Progress and evolution
Ironically, Childe had the perfect response to his detractors. In Man Makes Himself, he attacked the mysticism and pessimism of academics of his time, who were content to resign themselves to the idea of the ‘fall of civilisation’; that there was ‘no such thing as progress’; or that the whole of history was simply the rise and fall of one ideology, religion, or political system after another, with no rhyme or reason to it.
These ideas reflected the experience of the brutality of the First World War and the chaos of capitalism, as well as the bourgeois prejudice against a scientific view of history. It is no accident that they are still very common in universities today.
But Childe pointed out how ridiculous it is to assert that there has been no progress from the tiny societies of nomadic hunter-gatherers using stone tools, to the industrial capitalism of today. He echoed Marx and Engels’ key assertion that the development of the productive forces is the measure of all progress in history. It must be judged scientifically on this basis.
Progress is contradictory. Since the origin of class society, each successive mode of production is nothing more than a new, more efficient way for one class to exploit another. But this does not mean that the productive forces have not developed.
Childe gives the example of the Romans. The rise of the Roman Empire was characterised by violent expansion and enslavement. And yet it was progressive in the sense that it represented a comparatively higher stage of development of the productive forces, which laid the basis for further economic, social, and cultural development.
Progress in history is not linear or gradual, either. Eventually, relations that were able to develop the productive forces turn into giant fetters, holding back development.
If a way forward cannot be found on the basis of a new mode of production developing within the old society, civilisations can even collapse and society can be thrown back into barbarism, as happened after the fall of the Roman Empire.
But even then, the achievements of the past are not totally lost. As explained by Childe in his conclusion to What Happened In History:
“Progress is real, if discontinuous. The upward curve resolves itself into a series of troughs and crests. But in those domains that archaeology as well as written history can survey, no trough ever declines to the low level of the preceding one, each crest out-tops its last precursor.”
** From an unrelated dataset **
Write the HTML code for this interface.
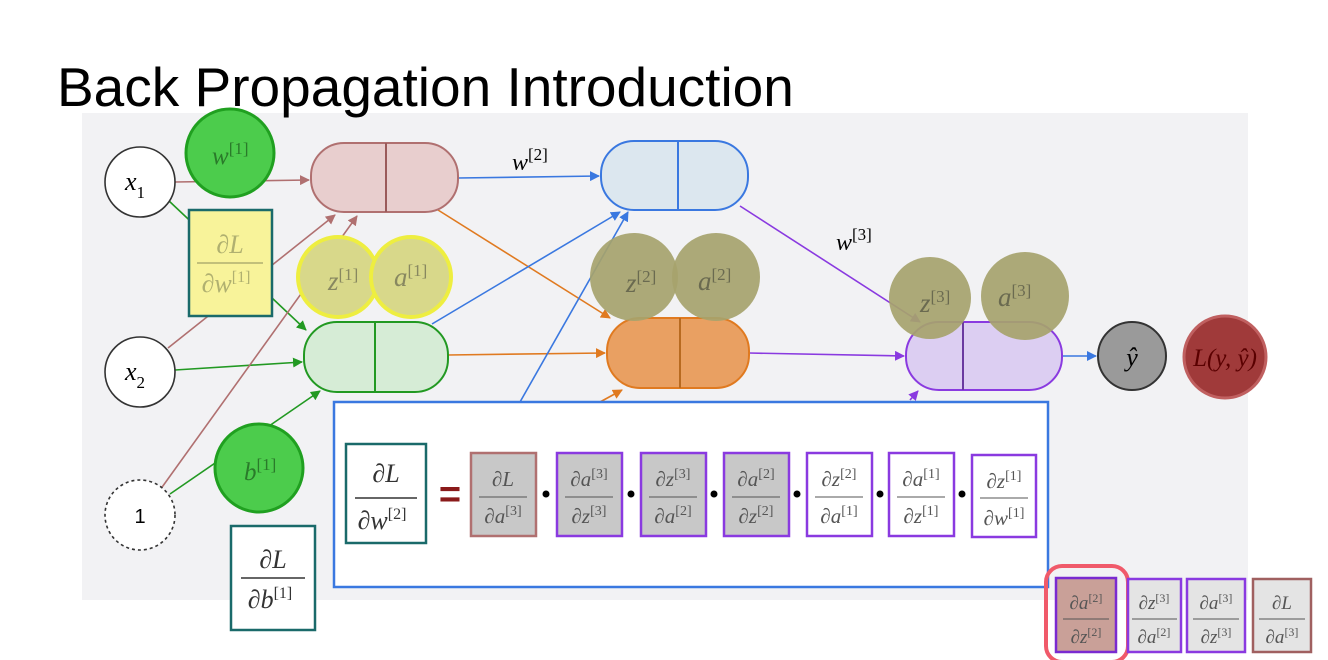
<!DOCTYPE html>
<html><head><meta charset="utf-8"><style>
html,body{margin:0;padding:0;background:#fff;width:1328px;height:660px;overflow:hidden}
svg{display:block}
.m{font-family:"Liberation Serif",serif;font-style:italic}
</style></head><body>
<svg width="1328" height="660" viewBox="0 0 1328 660" xmlns="http://www.w3.org/2000/svg">
<defs>
<marker id="rb" markerWidth="10" markerHeight="10" refX="9" refY="5" orient="auto" markerUnits="userSpaceOnUse"><path d="M0,0 L10,5 L0,10z" fill="#b07070"/></marker>
<marker id="gb" markerWidth="10" markerHeight="10" refX="9" refY="5" orient="auto" markerUnits="userSpaceOnUse"><path d="M0,0 L10,5 L0,10z" fill="#229922"/></marker>
<marker id="bb" markerWidth="10" markerHeight="10" refX="9" refY="5" orient="auto" markerUnits="userSpaceOnUse"><path d="M0,0 L10,5 L0,10z" fill="#3a78e0"/></marker>
<marker id="ob" markerWidth="10" markerHeight="10" refX="9" refY="5" orient="auto" markerUnits="userSpaceOnUse"><path d="M0,0 L10,5 L0,10z" fill="#e07a20"/></marker>
<marker id="pb" markerWidth="10" markerHeight="10" refX="9" refY="5" orient="auto" markerUnits="userSpaceOnUse"><path d="M0,0 L10,5 L0,10z" fill="#8a3ae0"/></marker>
</defs>
<rect x="82" y="113" width="1166" height="487" fill="#f2f2f4"/>
<text x="57" y="106" font-family="Liberation Sans,sans-serif" font-size="55" fill="#000">Back Propagation Introduction</text>

<g stroke-width="1.6" fill="none">
<line x1="175" y1="182" x2="309" y2="180" stroke="#b07070" marker-end="url(#rb)"/>
<line x1="168" y1="200" x2="306" y2="330" stroke="#229922" marker-end="url(#gb)"/>
<line x1="168" y1="348" x2="335" y2="215" stroke="#b07070" marker-end="url(#rb)"/>
<line x1="175" y1="370" x2="302" y2="362" stroke="#229922" marker-end="url(#gb)"/>
<line x1="160" y1="490" x2="357" y2="216" stroke="#b07070" marker-end="url(#rb)"/>
<line x1="170" y1="494" x2="320" y2="391" stroke="#229922" marker-end="url(#gb)"/>
<line x1="458" y1="178" x2="599" y2="176" stroke="#3a78e0" marker-end="url(#bb)"/>
<line x1="438" y1="210" x2="610" y2="318" stroke="#e07a20" marker-end="url(#ob)"/>
<line x1="432" y1="324" x2="620" y2="212" stroke="#3a78e0" marker-end="url(#bb)"/>
<line x1="448" y1="355" x2="605" y2="353" stroke="#e07a20" marker-end="url(#ob)"/>
<line x1="520" y1="402" x2="628" y2="212" stroke="#3a78e0" marker-end="url(#bb)"/>
<line x1="600" y1="402" x2="622" y2="390" stroke="#e07a20" marker-end="url(#ob)"/>
<line x1="740" y1="206" x2="920" y2="322" stroke="#8a3ae0" marker-end="url(#pb)"/>
<line x1="749" y1="353" x2="904" y2="356" stroke="#8a3ae0" marker-end="url(#pb)"/>
<line x1="910" y1="400" x2="918" y2="391" stroke="#8a3ae0" marker-end="url(#pb)"/>
<line x1="1062" y1="356" x2="1096" y2="356" stroke="#3a78e0" marker-end="url(#bb)"/>
</g>

<circle cx="140" cy="182" r="35" fill="#fff" stroke="#333" stroke-width="1.6"/>
<text x="125" y="190" class="m" font-size="26">x<tspan font-size="17" dy="8" font-style="normal">1</tspan></text>
<circle cx="140" cy="372" r="35" fill="#fff" stroke="#333" stroke-width="1.6"/>
<text x="125" y="380" class="m" font-size="26">x<tspan font-size="17" dy="8" font-style="normal">2</tspan></text>
<circle cx="140" cy="515" r="35" fill="#fff" stroke="#333" stroke-width="1.6" stroke-dasharray="3,3"/>
<text x="140" y="523" text-anchor="middle" font-family="Liberation Sans,sans-serif" font-size="20">1</text>

<g stroke-width="2">
<rect x="311" y="143" width="147" height="69" rx="33" fill="#e8cece" stroke="#b07070"/><line x1="386" y1="143" x2="386" y2="212" stroke="#9a5a5a"/>
<rect x="304" y="322" width="144" height="70" rx="33" fill="#d6ecd6" stroke="#229922"/><line x1="375" y1="322" x2="375" y2="392" stroke="#229922"/>
<rect x="601" y="141" width="147" height="69" rx="33" fill="#dce7ef" stroke="#3a78e0"/><line x1="678" y1="141" x2="678" y2="210" stroke="#3a78e0"/>
<rect x="607" y="318" width="142" height="70" rx="33" fill="#e9a062" stroke="#e07a20"/><line x1="680" y1="318" x2="680" y2="388" stroke="#b86a20"/>
<rect x="906" y="322" width="156" height="68" rx="33" fill="#dccef2" stroke="#8a3ae0"/><line x1="963" y1="322" x2="963" y2="390" stroke="#6a3aa0"/>
</g>
<text x="512" y="170" class="m" font-size="24">w<tspan font-size="17" dy="-10" font-style="normal">[2]</tspan></text>
<text x="836" y="250" class="m" font-size="24">w<tspan font-size="17" dy="-10" font-style="normal">[3]</tspan></text>

<circle cx="1132" cy="356" r="34" fill="#9a9a9a" stroke="#333" stroke-width="2"/>
<text x="1132" y="366" text-anchor="middle" class="m" font-size="26">ŷ</text>
<circle cx="1225" cy="357" r="41" fill="#a03a3a" stroke="#c06060" stroke-width="3"/>
<text x="1225" y="366" text-anchor="middle" class="m" font-size="25" fill="#5a0000">L(y, ŷ)</text>

<circle cx="230" cy="153" r="44" fill="#4ccc4c" stroke="#20a020" stroke-width="3"/>
<text x="212" y="164" class="m" font-size="25" fill="#2a7a2a">w<tspan font-size="17" dy="-10" font-style="normal">[1]</tspan></text>
<circle cx="259" cy="468" r="44" fill="#4ccc4c" stroke="#20a020" stroke-width="3"/>
<text x="244" y="480" class="m" font-size="25" fill="#2a7a2a">b<tspan font-size="17" dy="-10" font-style="normal">[1]</tspan></text>
<circle cx="338" cy="277" r="40" fill="#d8d88a" stroke="#eeee40" stroke-width="4"/>
<circle cx="411" cy="277" r="40" fill="#d8d88a" stroke="#eeee40" stroke-width="4"/>
<text x="328" y="290" class="m" font-size="27" fill="#888860">z<tspan font-size="17" dy="-10" font-style="normal">[1]</tspan></text>
<text x="394" y="286" class="m" font-size="27" fill="#888860">a<tspan font-size="17" dy="-10" font-style="normal">[1]</tspan></text>
<circle cx="634" cy="277" r="44" fill="#a6a36c" opacity="0.92"/>
<circle cx="716" cy="277" r="44" fill="#a6a36c" opacity="0.92"/>
<text x="626" y="292" class="m" font-size="27" fill="#6a6a50">z<tspan font-size="17" dy="-10" font-style="normal">[2]</tspan></text>
<text x="698" y="290" class="m" font-size="27" fill="#6a6a50">a<tspan font-size="17" dy="-10" font-style="normal">[2]</tspan></text>
<circle cx="930" cy="298" r="41" fill="#a6a36c" opacity="0.92"/>
<circle cx="1025" cy="296" r="44" fill="#a6a36c" opacity="0.92"/>
<text x="920" y="312" class="m" font-size="27" fill="#6a6a50">z<tspan font-size="17" dy="-10" font-style="normal">[3]</tspan></text>
<text x="998" y="306" class="m" font-size="27" fill="#6a6a50">a<tspan font-size="17" dy="-10" font-style="normal">[3]</tspan></text>

<rect x="189" y="210" width="83" height="106" fill="#f8f39a" stroke="#1a6a6a" stroke-width="2.5"/>
<text x="230" y="253" text-anchor="middle" class="m" font-size="26" fill="#b0b070">∂L</text>
<line x1="197" y1="263" x2="263" y2="263" stroke="#b0b070" stroke-width="1.5"/>
<text x="226" y="292" text-anchor="middle" class="m" font-size="26" fill="#b0b070">∂w<tspan font-size="16" dy="-10" font-style="normal">[1]</tspan></text>

<rect x="231" y="526" width="84" height="104" fill="#fff" stroke="#1a6a6a" stroke-width="2.5"/>
<text x="273" y="568" text-anchor="middle" class="m" font-size="26" fill="#333">∂L</text>
<line x1="241" y1="578" x2="305" y2="578" stroke="#333" stroke-width="1.5"/>
<text x="270" y="608" text-anchor="middle" class="m" font-size="26" fill="#333">∂b<tspan font-size="16" dy="-10" font-style="normal">[1]</tspan></text>

<rect x="334" y="402" width="714" height="185" fill="#fff" stroke="#3a78e0" stroke-width="2.5"/>
<rect x="346" y="444" width="80" height="99" fill="#fff" stroke="#1a6a6a" stroke-width="2.5"/>
<text x="386" y="482" text-anchor="middle" class="m" font-size="26" fill="#333">∂L</text>
<line x1="355" y1="498" x2="417" y2="498" stroke="#333" stroke-width="1.5"/>
<text x="382" y="529" text-anchor="middle" class="m" font-size="26" fill="#333">∂w<tspan font-size="16" dy="-10" font-style="normal">[2]</tspan></text>
<text x="450" y="507" text-anchor="middle" font-family="Liberation Sans,sans-serif" font-size="38" font-weight="bold" fill="#8a1a1a">=</text>

<g font-family="Liberation Serif,serif" font-style="italic" font-size="21" fill="#555" text-anchor="middle">
<rect x="471" y="453" width="65" height="83" fill="#c8c8c8" stroke="#b07070" stroke-width="2.5"/>
<text x="503" y="486">∂L</text><line x1="479" y1="497" x2="527" y2="497" stroke="#555"/><text x="503" y="523">∂a<tspan font-size="14" dy="-8" font-style="normal">[3]</tspan></text>
<rect x="557" y="453" width="65" height="83" fill="#c8c8c8" stroke="#8a3ae0" stroke-width="2.5"/>
<text x="589" y="486">∂a<tspan font-size="14" dy="-8" font-style="normal">[3]</tspan></text><line x1="565" y1="497" x2="613" y2="497" stroke="#555"/><text x="589" y="523">∂z<tspan font-size="14" dy="-8" font-style="normal">[3]</tspan></text>
<rect x="641" y="453" width="65" height="83" fill="#c8c8c8" stroke="#8a3ae0" stroke-width="2.5"/>
<text x="673" y="486">∂z<tspan font-size="14" dy="-8" font-style="normal">[3]</tspan></text><line x1="649" y1="497" x2="697" y2="497" stroke="#555"/><text x="673" y="523">∂a<tspan font-size="14" dy="-8" font-style="normal">[2]</tspan></text>
<rect x="724" y="453" width="65" height="83" fill="#c8c8c8" stroke="#8a3ae0" stroke-width="2.5"/>
<text x="756" y="486">∂a<tspan font-size="14" dy="-8" font-style="normal">[2]</tspan></text><line x1="732" y1="497" x2="780" y2="497" stroke="#555"/><text x="756" y="523">∂z<tspan font-size="14" dy="-8" font-style="normal">[2]</tspan></text>
<rect x="807" y="453" width="65" height="83" fill="#fff" stroke="#8a3ae0" stroke-width="2.5"/>
<text x="839" y="486">∂z<tspan font-size="14" dy="-8" font-style="normal">[2]</tspan></text><line x1="815" y1="497" x2="863" y2="497" stroke="#555"/><text x="839" y="523">∂a<tspan font-size="14" dy="-8" font-style="normal">[1]</tspan></text>
<rect x="889" y="453" width="65" height="83" fill="#fff" stroke="#8a3ae0" stroke-width="2.5"/>
<text x="921" y="486">∂a<tspan font-size="14" dy="-8" font-style="normal">[1]</tspan></text><line x1="897" y1="497" x2="945" y2="497" stroke="#555"/><text x="921" y="523">∂z<tspan font-size="14" dy="-8" font-style="normal">[1]</tspan></text>
<rect x="972" y="455" width="64" height="82" fill="#fff" stroke="#8a3ae0" stroke-width="2.5"/>
<text x="1004" y="488">∂z<tspan font-size="14" dy="-8" font-style="normal">[1]</tspan></text><line x1="980" y1="498" x2="1028" y2="498" stroke="#555"/><text x="1004" y="525">∂w<tspan font-size="14" dy="-8" font-style="normal">[1]</tspan></text>
</g>
<g fill="#000"><circle cx="546" cy="494" r="3.5"/><circle cx="631" cy="494" r="3.5"/><circle cx="714" cy="494" r="3.5"/><circle cx="797" cy="494" r="3.5"/><circle cx="880" cy="494" r="3.5"/><circle cx="962" cy="494" r="3.5"/></g>

<rect x="1046" y="566" width="82" height="96" rx="16" fill="none" stroke="#f05a6a" stroke-width="4"/>
<g font-family="Liberation Serif,serif" font-style="italic" font-size="19" fill="#555" text-anchor="middle">
<rect x="1056" y="578" width="60" height="74" fill="#c9a098" stroke="#7a2ad0" stroke-width="2.5"/>
<text x="1086" y="609">∂a<tspan font-size="12" dy="-7" font-style="normal">[2]</tspan></text><line x1="1063" y1="619" x2="1109" y2="619" stroke="#555"/><text x="1086" y="643">∂z<tspan font-size="12" dy="-7" font-style="normal">[2]</tspan></text>
<rect x="1128" y="579" width="53" height="73" fill="#e4e4e4" stroke="#8a3ae0" stroke-width="2.5"/>
<text x="1154" y="609">∂z<tspan font-size="12" dy="-7" font-style="normal">[3]</tspan></text><line x1="1132" y1="619" x2="1177" y2="619" stroke="#555"/><text x="1154" y="643">∂a<tspan font-size="12" dy="-7" font-style="normal">[2]</tspan></text>
<rect x="1187" y="579" width="58" height="73" fill="#e4e4e4" stroke="#8a3ae0" stroke-width="2.5"/>
<text x="1216" y="609">∂a<tspan font-size="12" dy="-7" font-style="normal">[3]</tspan></text><line x1="1193" y1="619" x2="1239" y2="619" stroke="#555"/><text x="1216" y="643">∂z<tspan font-size="12" dy="-7" font-style="normal">[3]</tspan></text>
<rect x="1253" y="579" width="58" height="73" fill="#e4e4e4" stroke="#a06060" stroke-width="2.5"/>
<text x="1282" y="609">∂L</text><line x1="1259" y1="619" x2="1305" y2="619" stroke="#555"/><text x="1282" y="643">∂a<tspan font-size="12" dy="-7" font-style="normal">[3]</tspan></text>
</g>
</svg>
</body></html>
This defence of the Marxist view of progress is extremely important. Because, if this is true, we must ask ourselves what this means for capitalism today.
The socialist revolution
Childe never confined himself to the ivory tower of academia. He wrote his books for “the wider academic circles that I imagine buy sixpenny books”. He even rejected a publishing offer from Oxford University Press for a much cheaper publisher, specifically because he wanted more people to be able to buy his books.
This is because Childe understood that the study of history that he stood for was not simply history for its own sake. It was a political and theoretical weapon.
To prove historically that human progress can be summed up in the development of the productive forces – occurring, mind you, through revolutions! – naturally poses the question of where to go next. In Childe’s time, and even more so today, that meant socialism.
Today, capitalism is a complete fetter to the development of the productive forces. Genuine progress, therefore, is only possible through socialist revolution.
So long as capitalism persists, new machinery and technological developments – far from satisfying human needs – simply enrich the few at the expense of the many. The anarchy of the capitalist market plunges society into deeper and deeper crises.
We leave the last word to Childe himself:
“Under the soviets, mechanisation means liberation from toil – not to work for a capitalist’s profits but for the community, in a co-operative effort to raise the standard of life for all.”